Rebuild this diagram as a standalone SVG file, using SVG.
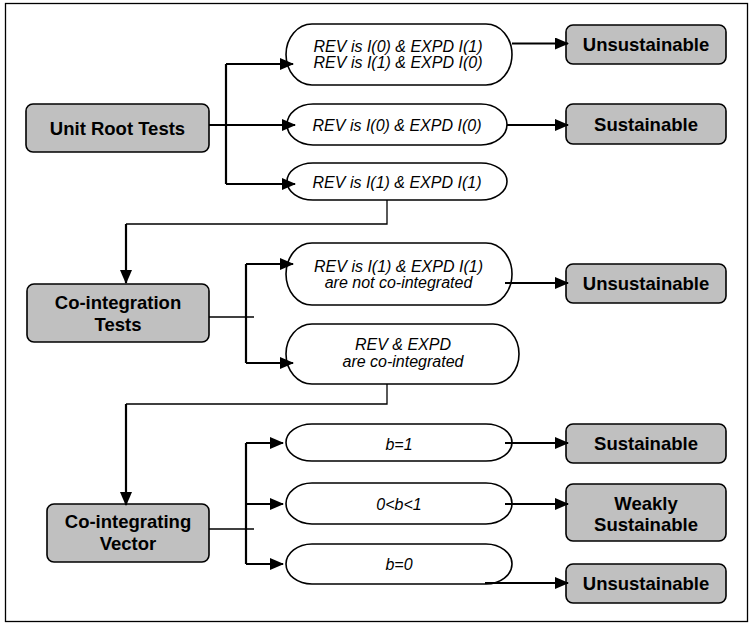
<svg xmlns="http://www.w3.org/2000/svg" width="749" height="624" viewBox="0 0 749 624">
<style>
.box{fill:#c0c0c0;stroke:#000;stroke-width:1.6}
.ell{fill:#fff;stroke:#000;stroke-width:1.6}
.bt{font-family:"Liberation Sans",Arial,sans-serif;font-weight:bold;font-size:18.5px;text-anchor:middle;fill:#000}
.it{font-family:"Liberation Sans",Arial,sans-serif;font-style:italic;font-size:16px;text-anchor:middle;fill:#000}
.ar{fill:none;stroke:#000;stroke-width:2.2;marker-end:url(#ah)}
.ln{fill:none;stroke:#000;stroke-width:2.2}
.th{fill:none;stroke:#000;stroke-width:1.3}
</style>
<defs>
<marker id="ah" markerUnits="userSpaceOnUse" markerWidth="14" markerHeight="12" refX="13" refY="6" orient="auto">
<path d="M0,0 L14,6 L0,12 z" fill="#000"/>
</marker>
</defs>
<rect x="5.5" y="3.5" width="742" height="618" fill="#fff" stroke="#000" stroke-width="1.3"/>

<g id="unit-root"><rect class="box" x="26" y="104" width="183" height="48" rx="7"/><text class="bt" x="117.5" y="134.5">Unit Root Tests</text></g>
<g id="e1"><path class="ell" d="M312,24 H486 A26,30.5 0 0 1 486,85 H312 A26,30.5 0 0 1 312,24 Z"/><text class="it" x="398" y="52">REV is I(0) &amp; EXPD I(1)</text><text class="it" x="398" y="68">REV is I(1) &amp; EXPD I(0)</text></g>
<g id="e2"><path class="ell" d="M313,104 H481 A26,20.5 0 0 1 481,145 H313 A26,20.5 0 0 1 313,104 Z"/><text class="it" x="397" y="130.5">REV is I(0) &amp; EXPD I(0)</text></g>
<g id="e3"><path class="ell" d="M313,163 H481 A26,18.5 0 0 1 481,200 H313 A26,18.5 0 0 1 313,163 Z"/><text class="it" x="397" y="187.5">REV is I(1) &amp; EXPD I(1)</text></g>
<g id="u1"><rect class="box" x="566" y="25" width="160" height="39" rx="7"/><text class="bt" x="646" y="51">Unsustainable</text></g>
<g id="s1"><rect class="box" x="566" y="104" width="160" height="40" rx="7"/><text class="bt" x="646" y="130.5">Sustainable</text></g>

<g id="coint"><rect class="box" x="27" y="284" width="182" height="58" rx="7"/><text class="bt" x="118" y="309">Co-integration</text><text class="bt" x="118" y="331">Tests</text></g>
<g id="e4"><path class="ell" d="M312,243 H486 A26,31 0 0 1 486,305 H312 A26,31 0 0 1 312,243 Z"/><text class="it" x="398.5" y="272">REV is I(1) &amp; EXPD I(1)</text><text class="it" x="398.5" y="288">are not co-integrated</text></g>
<g id="e5"><path class="ell" d="M312,324 H493 A26,30 0 0 1 493,384 H312 A26,30 0 0 1 312,324 Z"/><text class="it" x="403" y="350">REV &amp; EXPD</text><text class="it" x="403" y="367">are co-integrated</text></g>
<g id="u2"><rect class="box" x="566" y="264" width="160" height="39" rx="7"/><text class="bt" x="646" y="290">Unsustainable</text></g>

<g id="civ"><rect class="box" x="47" y="504" width="162" height="58" rx="7"/><text class="bt" x="128" y="528">Co-integrating</text><text class="bt" x="128" y="550">Vector</text></g>
<g id="e6"><path class="ell" d="M312,424 H486 A26,18.5 0 0 1 486,461 H312 A26,18.5 0 0 1 312,424 Z"/><text class="it" x="399" y="450">b=1</text></g>
<g id="e7"><path class="ell" d="M312,483 H486 A26,20.5 0 0 1 486,524 H312 A26,20.5 0 0 1 312,483 Z"/><text class="it" x="399" y="510">0&lt;b&lt;1</text></g>
<g id="e8"><path class="ell" d="M312,544 H486 A26,20 0 0 1 486,584 H312 A26,20 0 0 1 312,544 Z"/><text class="it" x="399" y="570">b=0</text></g>
<g id="s2"><rect class="box" x="566" y="424" width="160" height="39" rx="7"/><text class="bt" x="646" y="450">Sustainable</text></g>
<g id="ws"><rect class="box" x="566" y="484" width="160" height="57" rx="7"/><text class="bt" x="646" y="510">Weakly</text><text class="bt" x="646" y="531">Sustainable</text></g>
<g id="u3"><rect class="box" x="566" y="564" width="160" height="39" rx="7"/><text class="bt" x="646" y="590">Unsustainable</text></g>

<g id="connectors">
<path class="ar" d="M209,125 H295"/>
<path class="ln" d="M226,64 V184"/>
<path class="ar" d="M226,64 H293"/>
<path class="ar" d="M226,184 H295"/>
<path class="ar" d="M512,43.5 H568"/>
<path class="ar" d="M507,125 H568"/>
<path class="th" d="M387,200 V224 H126"/>
<path class="ar" d="M126,224 V283"/>
<path class="th" d="M209,317 H254"/>
<path class="ln" d="M246,264 V363"/>
<path class="ar" d="M246,264 H293"/>
<path class="ar" d="M246,363 H293"/>
<path class="ar" d="M505,283 H568"/>
<path class="th" d="M387,384 V404 H126"/>
<path class="ar" d="M126,404 V505"/>
<path class="th" d="M209,529 H254"/>
<path class="ln" d="M246,443 V564"/>
<path class="ar" d="M246,443 H283"/>
<path class="ar" d="M246,504 H283"/>
<path class="ar" d="M246,564 H283"/>
<path class="ar" d="M505,443 H568"/>
<path class="ar" d="M505,504 H568"/>
<path class="ar" d="M485,583 H568"/>
</g>
</svg>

**Task**
Print out the whole of the material word for word, without pictures.

**Answer to this problem**
Rebuild this diagram as a standalone SVG file, using SVG.
<svg xmlns="http://www.w3.org/2000/svg" width="749" height="624" viewBox="0 0 749 624">
<style>
.box{fill:#c0c0c0;stroke:#000;stroke-width:1.6}
.ell{fill:#fff;stroke:#000;stroke-width:1.6}
.bt{font-family:"Liberation Sans",Arial,sans-serif;font-weight:bold;font-size:18.5px;text-anchor:middle;fill:#000}
.it{font-family:"Liberation Sans",Arial,sans-serif;font-style:italic;font-size:16px;text-anchor:middle;fill:#000}
.ar{fill:none;stroke:#000;stroke-width:2.2;marker-end:url(#ah)}
.ln{fill:none;stroke:#000;stroke-width:2.2}
.th{fill:none;stroke:#000;stroke-width:1.3}
</style>
<defs>
<marker id="ah" markerUnits="userSpaceOnUse" markerWidth="14" markerHeight="12" refX="13" refY="6" orient="auto">
<path d="M0,0 L14,6 L0,12 z" fill="#000"/>
</marker>
</defs>
<rect x="5.5" y="3.5" width="742" height="618" fill="#fff" stroke="#000" stroke-width="1.3"/>

<g id="unit-root"><rect class="box" x="26" y="104" width="183" height="48" rx="7"/><text class="bt" x="117.5" y="134.5">Unit Root Tests</text></g>
<g id="e1"><path class="ell" d="M312,24 H486 A26,30.5 0 0 1 486,85 H312 A26,30.5 0 0 1 312,24 Z"/><text class="it" x="398" y="52">REV is I(0) &amp; EXPD I(1)</text><text class="it" x="398" y="68">REV is I(1) &amp; EXPD I(0)</text></g>
<g id="e2"><path class="ell" d="M313,104 H481 A26,20.5 0 0 1 481,145 H313 A26,20.5 0 0 1 313,104 Z"/><text class="it" x="397" y="130.5">REV is I(0) &amp; EXPD I(0)</text></g>
<g id="e3"><path class="ell" d="M313,163 H481 A26,18.5 0 0 1 481,200 H313 A26,18.5 0 0 1 313,163 Z"/><text class="it" x="397" y="187.5">REV is I(1) &amp; EXPD I(1)</text></g>
<g id="u1"><rect class="box" x="566" y="25" width="160" height="39" rx="7"/><text class="bt" x="646" y="51">Unsustainable</text></g>
<g id="s1"><rect class="box" x="566" y="104" width="160" height="40" rx="7"/><text class="bt" x="646" y="130.5">Sustainable</text></g>

<g id="coint"><rect class="box" x="27" y="284" width="182" height="58" rx="7"/><text class="bt" x="118" y="309">Co-integration</text><text class="bt" x="118" y="331">Tests</text></g>
<g id="e4"><path class="ell" d="M312,243 H486 A26,31 0 0 1 486,305 H312 A26,31 0 0 1 312,243 Z"/><text class="it" x="398.5" y="272">REV is I(1) &amp; EXPD I(1)</text><text class="it" x="398.5" y="288">are not co-integrated</text></g>
<g id="e5"><path class="ell" d="M312,324 H493 A26,30 0 0 1 493,384 H312 A26,30 0 0 1 312,324 Z"/><text class="it" x="403" y="350">REV &amp; EXPD</text><text class="it" x="403" y="367">are co-integrated</text></g>
<g id="u2"><rect class="box" x="566" y="264" width="160" height="39" rx="7"/><text class="bt" x="646" y="290">Unsustainable</text></g>

<g id="civ"><rect class="box" x="47" y="504" width="162" height="58" rx="7"/><text class="bt" x="128" y="528">Co-integrating</text><text class="bt" x="128" y="550">Vector</text></g>
<g id="e6"><path class="ell" d="M312,424 H486 A26,18.5 0 0 1 486,461 H312 A26,18.5 0 0 1 312,424 Z"/><text class="it" x="399" y="450">b=1</text></g>
<g id="e7"><path class="ell" d="M312,483 H486 A26,20.5 0 0 1 486,524 H312 A26,20.5 0 0 1 312,483 Z"/><text class="it" x="399" y="510">0&lt;b&lt;1</text></g>
<g id="e8"><path class="ell" d="M312,544 H486 A26,20 0 0 1 486,584 H312 A26,20 0 0 1 312,544 Z"/><text class="it" x="399" y="570">b=0</text></g>
<g id="s2"><rect class="box" x="566" y="424" width="160" height="39" rx="7"/><text class="bt" x="646" y="450">Sustainable</text></g>
<g id="ws"><rect class="box" x="566" y="484" width="160" height="57" rx="7"/><text class="bt" x="646" y="510">Weakly</text><text class="bt" x="646" y="531">Sustainable</text></g>
<g id="u3"><rect class="box" x="566" y="564" width="160" height="39" rx="7"/><text class="bt" x="646" y="590">Unsustainable</text></g>

<g id="connectors">
<path class="ar" d="M209,125 H295"/>
<path class="ln" d="M226,64 V184"/>
<path class="ar" d="M226,64 H293"/>
<path class="ar" d="M226,184 H295"/>
<path class="ar" d="M512,43.5 H568"/>
<path class="ar" d="M507,125 H568"/>
<path class="th" d="M387,200 V224 H126"/>
<path class="ar" d="M126,224 V283"/>
<path class="th" d="M209,317 H254"/>
<path class="ln" d="M246,264 V363"/>
<path class="ar" d="M246,264 H293"/>
<path class="ar" d="M246,363 H293"/>
<path class="ar" d="M505,283 H568"/>
<path class="th" d="M387,384 V404 H126"/>
<path class="ar" d="M126,404 V505"/>
<path class="th" d="M209,529 H254"/>
<path class="ln" d="M246,443 V564"/>
<path class="ar" d="M246,443 H283"/>
<path class="ar" d="M246,504 H283"/>
<path class="ar" d="M246,564 H283"/>
<path class="ar" d="M505,443 H568"/>
<path class="ar" d="M505,504 H568"/>
<path class="ar" d="M485,583 H568"/>
</g>
</svg>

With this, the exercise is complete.